Pay-per-view boxing on cable television is taking some pretty good belts from promoter Bob Arum these days. In one blow he announced that the Oscar De La Hoya-Julio Cesar Chavez fight on June 7 would not be on pay-per-view but instead would be shown exclusively in big arenas. Another was his creation of a boxing series the second Wednesday of every month exclusively for satellite dish owners--both the big and little ones--and sports bars. Arum's new boxing network makes its debut when the Ruelas brothers, Gabriel and Rafael, return in separate fights at the Grand Olympic Auditorium next Wednesday. The 2 1/2-hour telecast, which begins at 7 p.m., will cost home viewers $9.95.

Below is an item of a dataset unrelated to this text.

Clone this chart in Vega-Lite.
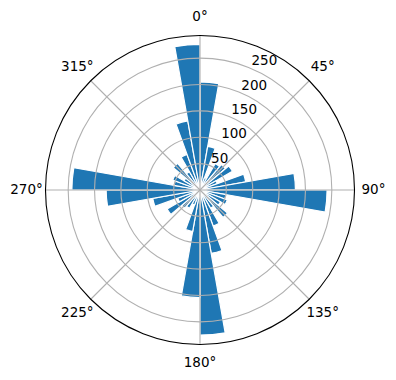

Prime Sports' first Assn. of Volleyball Players (AVP) event of the year, the King of the Beach Invitational at Las Vegas, will be televised Sunday, delayed, at 8 p.m. Missing will be veteran volleyball announcer Chris Marlowe, who has excelled as a general play-by-play announcer and was hired by ESPN for a variety of assignments. Paul Sunderland returns and will be joined by former player Tim Hovland. . . . Rookie commentator James Worthy joins play-by-play announcer Steve Physioc on UCLA-Washington State on Prime Saturday at 2:30 p.m. . . . ESPN's outstanding "Outside the Lines" series Monday at 6 p.m. examines HIV and AIDS in sports. . . . NBC has announced that Cris Collinsworth will move from the booth to the "NFL on NBC" studio next season. Sam Wyche is likely to replace Collinsworth as Marv Albert's partner. . . . The next edition of "Real Sports With Bryant Gumbel" will be on HBO Monday at 10 p.m.